Un duel d’anthologie face à Tsitsipas

Alors dimanche 2 juin, sa victoire à Roland-Garros au bout du suspense face au jeune impudent Stefanos Tsitsipas (7-6, 5-7, 6-4, 3-6, 8-6), signa officiellement son retour au sommet : 5 h 09 d’un combat de titans et une conclusion du Suisse sur le fil – un passing slicé de revers déposé au millimètre –, à l’image de tout le match, jusque-là le plus beau de la quinzaine.

Le court Suzanne-Lenglen venait de voir renaître le guerrier « Stan The Man » (c’est inscrit sur les pochettes de ses raquettes). « C’est pour ce genre d’émotion que je m’entraîne. Jouer dans une atmosphère aussi intense, un match en cinq sets en Grand Chelem, c’est pour ça que je suis revenu après mon opération », résuma le revenant de 34 ans, qui s’était présenté en outsider face au D’Artagnan grec et ses 20 ans.

Certains doutaient qu’il puisse un jour s’inviter de nouveau au festin d’un Grand Chelem, et parmi les crédules, peu l’envisageaient dès Roland. Le Suisse, 28e au classement mondial, était arrivé à Paris avec seulement quatre victoires sur terre en quatre tournois. « C’est difficile de dire où je me situe. Sur les terrains d’entraînement, je joue très bien. Je n’ai pas trouvé la solution pour jouer très bien ces dernières semaines, à part Madrid », disait-il les premiers jours. Et dans le même temps d’ajouter : « Comme je me connais, je suis prêt et j’ai envie de gagner ce tournoi. »

Depuis le début de la quinzaine, le Suisse semble rajeunir : ses jambes vont bien, comme on a pu le voir face au Chilien Christian Garin (6-1, 6-4, 6-0), puis contre le Bulgare Grigor Dimitrov redevenu tranchant (7-6, 7-6, 7-6). Après une saison 2018 où il n’a pratiquement fait que de la figuration, il lui aura fallu un an pour retrouver son meilleur niveau. Et effacer les dernières séquelles, qui ne se logeaient pas dans son genou mais dans sa tête.
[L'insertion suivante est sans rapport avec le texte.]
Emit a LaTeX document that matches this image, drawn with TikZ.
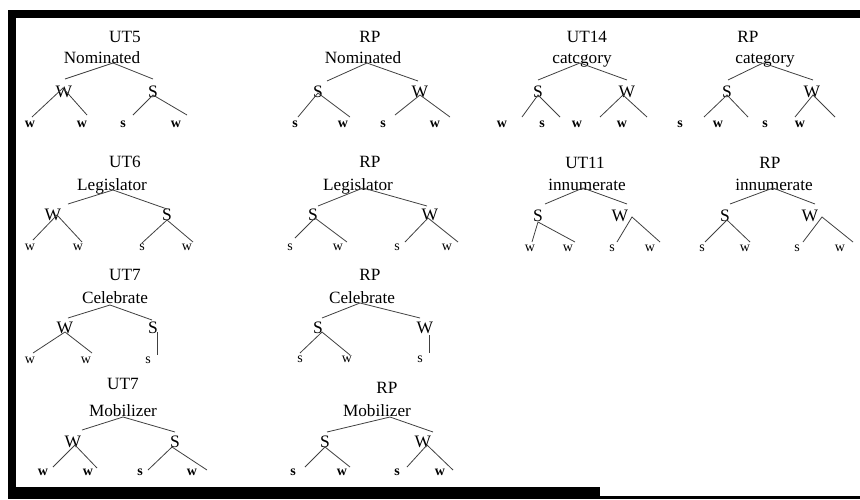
\documentclass[tikz,border=0pt]{standalone}
\usepackage{fontspec}
\setmainfont{Liberation Serif}
\newcommand\mybranch[4]{\coordinate (#1o) at (#2); \coordinate (#1l) at (#3); \coordinate (#1r) at (#4); \draw[ln] (#1l) -- (#1o) -- (#1r);}
\newcommand\mystem[3]{\coordinate (#1o) at (#2); \coordinate (#1l) at (#3); \draw[ln] (#1o) -- (#1l);}
\begin{document}
\begin{tikzpicture}[x=1pt,y=-1pt,
  ttl/.style={font=\fontsize{17.2}{19}\selectfont, anchor=base, inner sep=0pt},
  nd/.style={font=\fontsize{17.5}{19}\selectfont, anchor=base, inner sep=0pt},
  lfb/.style={font=\fontsize{14}{15}\selectfont\bfseries, anchor=base, inner sep=0pt},
  lfr/.style={font=\fontsize{14}{15}\selectfont, anchor=base, inner sep=0pt},
  ln/.style={draw=black!75, line width=0.8pt}]
\useasboundingbox (0,0) rectangle (860,499);
% frame
\fill[black] (8,10) rectangle (860,18);
\fill[black] (8,10) rectangle (16,499);
\fill[black] (8,487) rectangle (600,499);
\fill[black] (600,496) rectangle (860,499);

% ---------- Tree 1: UT5 Nominated
\node[ttl] (t1t) at (125,42) {UT5};
\node[ttl] (t1w) at (102,63) {Nominated};
\node[nd] (t1A) at (64,97) {W};
\node[nd] (t1B) at (153,97) {S};
\node[lfb] (t1l1) at (30,127) {w};
\node[lfb] (t1l2) at (82,127) {w};
\node[lfb] (t1l3) at (123,127) {s};
\node[lfb] (t1l4) at (176,127) {w};
\mybranch{t1a}{113,63}{65,79}{153,79}
\mybranch{t1b}{63,88}{32,117}{87,115}
\mybranch{t1c}{153,95}{133,115}{187,115}

% ---------- Tree 2: RP Nominated
\node[ttl] (t2t) at (370,42) {RP};
\node[ttl] (t2w) at (363,63) {Nominated};
\node[nd] (t2A) at (318,97) {S};
\node[nd] (t2B) at (420,97) {W};
\node[lfb] (t2l1) at (295,127) {s};
\node[lfb] (t2l2) at (343,127) {w};
\node[lfb] (t2l3) at (383,127) {s};
\node[lfb] (t2l4) at (435,127) {w};
\mybranch{t2a}{367,63}{327,81}{418,81}
\mybranch{t2b}{318,93}{298,117}{350,117}
\mybranch{t2c}{420,95}{395,115}{450,117}

% ---------- Tree 3: UT14 catcgory
\node[ttl] (t3t) at (587,42) {UT14};
\node[ttl] (t3w) at (582,63) {catcgory};
\node[nd] (t3A) at (538,97) {S};
\node[nd] (t3B) at (627,97) {W};
\node[lfb] (t3l1) at (502,127) {w};
\node[lfb] (t3l2) at (542,127) {s};
\node[lfb] (t3l3) at (577,127) {w};
\node[lfb] (t3l4) at (622,127) {w};
\mybranch{t3a}{580,63}{538,80}{627,80}
\mybranch{t3b}{538,95}{522,117}{560,117}
\mybranch{t3c}{623,95}{600,117}{647,117}

% ---------- Tree 4: RP category
\node[ttl] (t4t) at (748,42) {RP};
\node[ttl] (t4w) at (765,63) {category};
\node[nd] (t4A) at (727,97) {S};
\node[nd] (t4B) at (812,97) {W};
\node[lfb] (t4l1) at (680,127) {s};
\node[lfb] (t4l2) at (718,127) {w};
\node[lfb] (t4l3) at (765,127) {s};
\node[lfb] (t4l4) at (800,127) {w};
\mybranch{t4a}{763,63}{728,80}{813,80}
\mybranch{t4b}{727,95}{704,117}{748,117}
\mybranch{t4c}{813,95}{795,117}{835,117}

% ---------- Tree 5: UT6 Legislator
\node[ttl] (t5t) at (125,167) {UT6};
\node[ttl] (t5w) at (112,190) {Legislator};
\node[nd] (t5A) at (53,220) {W};
\node[nd] (t5B) at (167,220) {S};
\node[lfr] (t5l1) at (30,250) {w};
\node[lfr] (t5l2) at (78,250) {w};
\node[lfr] (t5l3) at (142,250) {s};
\node[lfr] (t5l4) at (187,250) {w};
\mybranch{t5a}{113,190}{68,204}{167,209}
\mybranch{t5b}{57,215}{33,240}{82,242}
\mybranch{t5c}{167,220}{142,243}{193,242}

% ---------- Tree 6: RP Legislator
\node[ttl] (t6t) at (370,167) {RP};
\node[ttl] (t6w) at (358,190) {Legislator};
\node[nd] (t6A) at (313,220) {S};
\node[nd] (t6B) at (430,220) {W};
\node[lfr] (t6l1) at (290,250) {s};
\node[lfr] (t6l2) at (338,250) {w};
\node[lfr] (t6l3) at (397,250) {s};
\node[lfr] (t6l4) at (447,250) {w};
\mybranch{t6a}{363,188}{318,206}{427,206}
\mybranch{t6b}{315,218}{295,238}{347,242}
\mybranch{t6c}{428,218}{405,242}{458,242}

% ---------- Tree 7: UT11 innumerate
\node[ttl] (t7t) at (585,168) {UT11};
\node[ttl] (t7w) at (587,190) {innumerate};
\node[nd] (t7A) at (538,221) {S};
\node[nd] (t7B) at (620,221) {W};
\node[lfr] (t7l1) at (530,251) {w};
\node[lfr] (t7l2) at (568,251) {w};
\node[lfr] (t7l3) at (612,251) {s};
\node[lfr] (t7l4) at (650,251) {w};
\mybranch{t7a}{583,188}{545,204}{627,204}
\mybranch{t7b}{538,222}{532,242}{575,242}
\mybranch{t7c}{632,217}{617,242}{660,242}

% ---------- Tree 8: RP innumerate
\node[ttl] (t8t) at (770,168) {RP};
\node[ttl] (t8w) at (774,190) {innumerate};
\node[nd] (t8A) at (725,221) {S};
\node[nd] (t8B) at (810,221) {W};
\node[lfr] (t8l1) at (702,251) {s};
\node[lfr] (t8l2) at (745,251) {w};
\node[lfr] (t8l3) at (797,251) {s};
\node[lfr] (t8l4) at (840,251) {w};
\mybranch{t8a}{773,188}{730,204}{815,204}
\mybranch{t8b}{727,220}{705,242}{750,242}
\mybranch{t8c}{822,217}{803,242}{853,242}

% ---------- Tree 9: UT7 Celebrate
\node[ttl] (t9t) at (125,280) {UT7};
\node[ttl] (t9w) at (115,303) {Celebrate};
\node[nd] (t9A) at (65,333) {W};
\node[nd] (t9B) at (153,333) {S};
\node[lfr] (t9l1) at (30,363) {w};
\node[lfr] (t9l2) at (86,363) {w};
\node[lfr] (t9l3) at (148,363) {s};
\mybranch{t9a}{110,305}{68,318}{152,320}
\mybranch{t9b}{65,332}{33,353}{92,353}
\mystem{t9c}{157,332}{157,355}

% ---------- Tree 10: RP Celebrate
\node[ttl] (t10t) at (370,280) {RP};
\node[ttl] (t10w) at (362,303) {Celebrate};
\node[nd] (t10A) at (318,333) {S};
\node[nd] (t10B) at (425,333) {W};
\node[lfr] (t10l1) at (300,362) {s};
\node[lfr] (t10l2) at (347,362) {w};
\node[lfr] (t10l3) at (420,362) {s};
\mybranch{t10a}{360,303}{322,318}{420,318}
\mybranch{t10b}{322,332}{300,353}{350,355}
\mystem{t10c}{429,335}{429,353}

% ---------- Tree 11: UT7 Mobilizer
\node[ttl] (t11t) at (123,389) {UT7};
\node[ttl] (t11w) at (123,416) {Mobilizer};
\node[nd] (t11A) at (73,447) {W};
\node[nd] (t11B) at (175,447) {S};
\node[lfb] (t11l1) at (43,475) {w};
\node[lfb] (t11l2) at (88,475) {w};
\node[lfb] (t11l3) at (140,475) {s};
\node[lfb] (t11l4) at (192,475) {w};
\mybranch{t11a}{123,417}{82,430}{175,432}
\mybranch{t11b}{75,445}{53,467}{97,468}
\mybranch{t11c}{172,447}{148,470}{207,470}

% ---------- Tree 12: RP Mobilizer
\node[ttl] (t12t) at (387,393) {RP};
\node[ttl] (t12w) at (377,416) {Mobilizer};
\node[nd] (t12A) at (325,447) {S};
\node[nd] (t12B) at (423,447) {W};
\node[lfb] (t12l1) at (293,475) {s};
\node[lfb] (t12l2) at (342,475) {w};
\node[lfb] (t12l3) at (397,475) {s};
\node[lfb] (t12l4) at (440,475) {w};
\mybranch{t12a}{390,417}{327,432}{433,432}
\mybranch{t12b}{325,447}{305,467}{350,467}
\mybranch{t12c}{427,445}{407,467}{453,470}
\end{tikzpicture}
\end{document}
Quatre ans après, les retrouvailles avec Federer

« Cela n’a pas été facile de revenir dans le jeu mais, en fin de compte, je savais pourquoi je le faisais, racontait-il samedi 1er juin après sa victoire au deuxième tour contre Dimitrov. J’aime le tennis, j’aime le jeu, j’adore jouer sur un court comme aujourd’hui, avec plein de gens autour, dans un tournoi du Grand Chelem. Quand j’étais enfant, mon rêve était de jouer à Roland-Garros. Quand vous avez mal, vous ne savez pas quel va être le niveau auquel vous allez revenir. Il faut vous concentrer sur vos rêves d’enfant. »

Stan Wawrinka et son short passé à la postérité, après sa victoire à Roland-Garros face à Novak Djokovic, en 2015. / KENZO TRIBOUILLARD / AFP

Depuis le début du tournoi, on entendait parler que d’un Suisse : Roger Federer, l’autre revenant, celui qui n’avait plus mis les pieds à Roland depuis quatre ans. Et voilà que les deux hommes se retrouvent ce mardi pour une place en demi-finales. Federer n’a passé « que » sept heures sur le court, contre plus de douze pour son cadet. Et Wawrinka n’a battu que trois fois son aîné en 25 confrontations. Mais les trois fois sur terre battue et la dernière… ici même.

C’était en 2015, en quarts de finale, déjà. « Je m’en souviens, il m’avait écrabouillé en trois petits sets et portait un short affreux », a plaisanté, dimanche, Federer à propos d’un tissu entre l’imprimé écossais et le pyjama. Le short douteux avait ensuite désarçonné Jo-Wilfried Tsonga en demies et Novak Djokovic en finale.